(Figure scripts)
────
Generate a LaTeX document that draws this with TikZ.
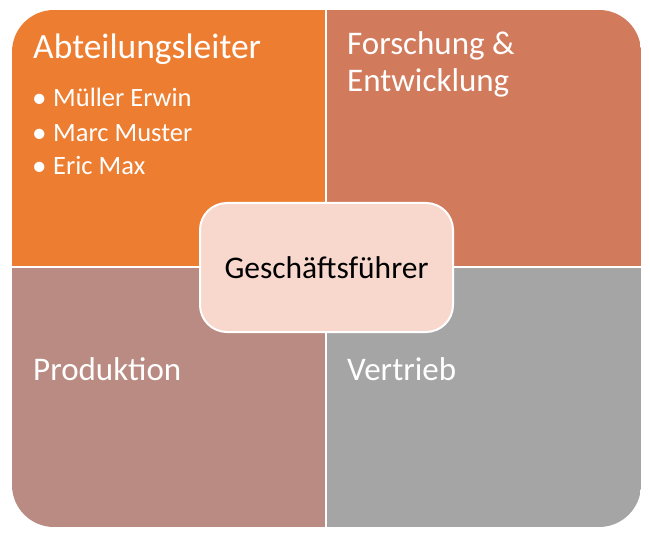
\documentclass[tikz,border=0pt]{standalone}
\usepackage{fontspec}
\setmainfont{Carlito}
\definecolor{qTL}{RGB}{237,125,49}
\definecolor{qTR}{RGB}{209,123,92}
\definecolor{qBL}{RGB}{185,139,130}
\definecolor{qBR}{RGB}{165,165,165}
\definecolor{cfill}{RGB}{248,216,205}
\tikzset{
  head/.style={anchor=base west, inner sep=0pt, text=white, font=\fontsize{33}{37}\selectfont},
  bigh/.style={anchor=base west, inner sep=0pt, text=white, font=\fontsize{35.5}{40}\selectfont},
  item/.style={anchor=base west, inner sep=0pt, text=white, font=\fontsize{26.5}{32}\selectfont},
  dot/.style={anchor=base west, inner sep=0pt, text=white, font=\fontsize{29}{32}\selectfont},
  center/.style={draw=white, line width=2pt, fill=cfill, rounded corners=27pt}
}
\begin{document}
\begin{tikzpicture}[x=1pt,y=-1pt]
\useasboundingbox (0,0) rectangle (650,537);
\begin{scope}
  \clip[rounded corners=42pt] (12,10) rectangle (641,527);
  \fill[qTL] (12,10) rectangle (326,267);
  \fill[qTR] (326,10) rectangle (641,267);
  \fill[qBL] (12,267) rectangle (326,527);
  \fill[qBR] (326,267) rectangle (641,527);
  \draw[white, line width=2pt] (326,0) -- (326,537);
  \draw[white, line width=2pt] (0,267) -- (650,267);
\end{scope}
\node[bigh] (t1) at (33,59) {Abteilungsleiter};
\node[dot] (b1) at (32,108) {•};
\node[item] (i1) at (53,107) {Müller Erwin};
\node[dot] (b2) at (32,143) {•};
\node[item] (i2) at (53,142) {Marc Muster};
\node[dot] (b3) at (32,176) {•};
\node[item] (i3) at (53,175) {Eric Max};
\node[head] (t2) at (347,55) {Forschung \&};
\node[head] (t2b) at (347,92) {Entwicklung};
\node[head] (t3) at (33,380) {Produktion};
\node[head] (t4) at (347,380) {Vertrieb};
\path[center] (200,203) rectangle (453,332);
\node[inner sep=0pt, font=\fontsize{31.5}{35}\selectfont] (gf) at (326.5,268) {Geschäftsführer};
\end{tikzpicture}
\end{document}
────
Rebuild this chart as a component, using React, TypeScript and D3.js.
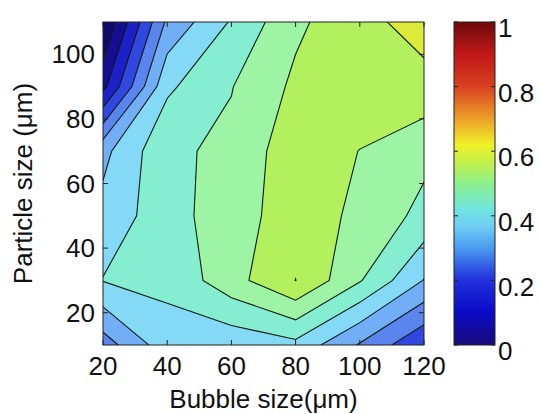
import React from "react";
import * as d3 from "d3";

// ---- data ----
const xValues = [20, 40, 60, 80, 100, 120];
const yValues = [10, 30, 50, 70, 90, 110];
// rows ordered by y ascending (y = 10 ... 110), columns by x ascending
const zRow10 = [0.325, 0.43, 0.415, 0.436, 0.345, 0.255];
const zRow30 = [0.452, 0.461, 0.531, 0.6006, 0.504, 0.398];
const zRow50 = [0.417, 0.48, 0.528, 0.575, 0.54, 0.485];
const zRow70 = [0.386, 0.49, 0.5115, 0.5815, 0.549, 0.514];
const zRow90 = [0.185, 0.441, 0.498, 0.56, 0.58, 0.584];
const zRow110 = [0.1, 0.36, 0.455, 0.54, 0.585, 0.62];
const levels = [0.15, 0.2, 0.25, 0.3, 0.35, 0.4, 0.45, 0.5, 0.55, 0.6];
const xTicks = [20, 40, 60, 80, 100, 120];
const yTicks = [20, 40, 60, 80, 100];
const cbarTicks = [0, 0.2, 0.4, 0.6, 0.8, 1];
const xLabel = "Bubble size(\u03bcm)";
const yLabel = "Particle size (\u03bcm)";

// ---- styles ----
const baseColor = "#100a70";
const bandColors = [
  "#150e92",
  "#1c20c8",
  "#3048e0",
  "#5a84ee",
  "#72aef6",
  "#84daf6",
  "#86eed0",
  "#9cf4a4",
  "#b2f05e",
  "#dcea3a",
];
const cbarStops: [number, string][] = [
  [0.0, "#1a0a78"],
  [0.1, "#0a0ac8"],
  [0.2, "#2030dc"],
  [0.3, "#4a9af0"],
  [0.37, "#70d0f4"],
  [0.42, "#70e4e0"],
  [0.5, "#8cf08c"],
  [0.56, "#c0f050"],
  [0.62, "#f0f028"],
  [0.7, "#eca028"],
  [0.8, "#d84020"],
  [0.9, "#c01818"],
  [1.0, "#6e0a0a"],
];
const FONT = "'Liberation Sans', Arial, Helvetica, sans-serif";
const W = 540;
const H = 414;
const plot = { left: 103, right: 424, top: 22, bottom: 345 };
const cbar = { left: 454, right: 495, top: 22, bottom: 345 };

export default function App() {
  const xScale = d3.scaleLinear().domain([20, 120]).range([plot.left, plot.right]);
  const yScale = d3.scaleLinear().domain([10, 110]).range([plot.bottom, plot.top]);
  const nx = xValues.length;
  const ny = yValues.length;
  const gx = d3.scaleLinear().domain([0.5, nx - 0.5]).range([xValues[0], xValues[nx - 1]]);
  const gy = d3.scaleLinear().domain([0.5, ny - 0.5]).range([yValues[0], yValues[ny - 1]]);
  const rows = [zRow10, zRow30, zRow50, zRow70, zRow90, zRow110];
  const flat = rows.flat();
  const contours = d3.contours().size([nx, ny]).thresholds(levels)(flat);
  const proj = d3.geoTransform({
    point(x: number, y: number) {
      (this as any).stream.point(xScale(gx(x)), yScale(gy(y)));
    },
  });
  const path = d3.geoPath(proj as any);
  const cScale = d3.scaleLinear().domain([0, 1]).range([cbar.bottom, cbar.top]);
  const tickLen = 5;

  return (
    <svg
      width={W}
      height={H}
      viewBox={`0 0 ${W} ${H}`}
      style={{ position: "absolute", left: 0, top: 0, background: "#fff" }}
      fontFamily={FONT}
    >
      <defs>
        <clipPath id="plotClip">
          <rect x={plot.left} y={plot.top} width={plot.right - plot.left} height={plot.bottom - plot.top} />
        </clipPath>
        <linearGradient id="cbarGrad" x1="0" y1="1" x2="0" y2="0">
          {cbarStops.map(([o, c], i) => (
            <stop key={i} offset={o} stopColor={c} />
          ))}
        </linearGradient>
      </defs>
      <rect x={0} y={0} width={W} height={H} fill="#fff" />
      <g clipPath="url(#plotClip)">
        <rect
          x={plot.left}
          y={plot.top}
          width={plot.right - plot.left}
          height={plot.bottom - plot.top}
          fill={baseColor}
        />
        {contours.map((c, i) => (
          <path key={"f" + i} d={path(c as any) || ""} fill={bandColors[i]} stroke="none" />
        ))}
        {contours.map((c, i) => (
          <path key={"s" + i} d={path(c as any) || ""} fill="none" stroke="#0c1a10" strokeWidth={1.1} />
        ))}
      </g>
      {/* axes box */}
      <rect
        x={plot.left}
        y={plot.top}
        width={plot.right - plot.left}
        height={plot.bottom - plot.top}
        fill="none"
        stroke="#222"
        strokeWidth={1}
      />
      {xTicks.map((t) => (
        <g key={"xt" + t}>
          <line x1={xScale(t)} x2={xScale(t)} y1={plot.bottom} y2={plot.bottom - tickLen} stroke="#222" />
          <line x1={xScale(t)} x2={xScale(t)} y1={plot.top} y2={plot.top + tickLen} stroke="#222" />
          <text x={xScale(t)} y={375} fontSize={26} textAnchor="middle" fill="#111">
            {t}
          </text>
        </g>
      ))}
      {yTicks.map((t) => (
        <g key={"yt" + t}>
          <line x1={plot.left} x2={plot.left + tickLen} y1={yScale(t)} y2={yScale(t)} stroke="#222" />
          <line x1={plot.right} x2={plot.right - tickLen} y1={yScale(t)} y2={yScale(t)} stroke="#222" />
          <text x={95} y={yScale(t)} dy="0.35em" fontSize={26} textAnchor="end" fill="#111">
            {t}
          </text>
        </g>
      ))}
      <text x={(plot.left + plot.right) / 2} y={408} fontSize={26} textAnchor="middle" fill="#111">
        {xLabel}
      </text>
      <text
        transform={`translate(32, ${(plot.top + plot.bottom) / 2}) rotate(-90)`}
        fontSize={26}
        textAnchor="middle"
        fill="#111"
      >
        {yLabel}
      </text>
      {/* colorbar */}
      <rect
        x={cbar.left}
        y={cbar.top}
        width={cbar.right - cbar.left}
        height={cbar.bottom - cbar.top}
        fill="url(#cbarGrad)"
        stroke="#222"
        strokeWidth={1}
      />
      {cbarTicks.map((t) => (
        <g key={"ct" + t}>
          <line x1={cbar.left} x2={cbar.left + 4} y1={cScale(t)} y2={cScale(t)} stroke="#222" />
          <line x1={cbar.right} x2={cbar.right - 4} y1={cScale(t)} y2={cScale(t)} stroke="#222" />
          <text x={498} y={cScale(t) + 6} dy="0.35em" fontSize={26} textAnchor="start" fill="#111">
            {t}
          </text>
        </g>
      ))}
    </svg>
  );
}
────
> **Stated goal**: Pull out each line holding the string "this".

> **The reply**:
Generate a LaTeX document that draws this with TikZ.
Rebuild this chart as a component, using React, TypeScript and D3.js.
      (this as any).stream.point(xScale(gx(x)), yScale(gy(y)));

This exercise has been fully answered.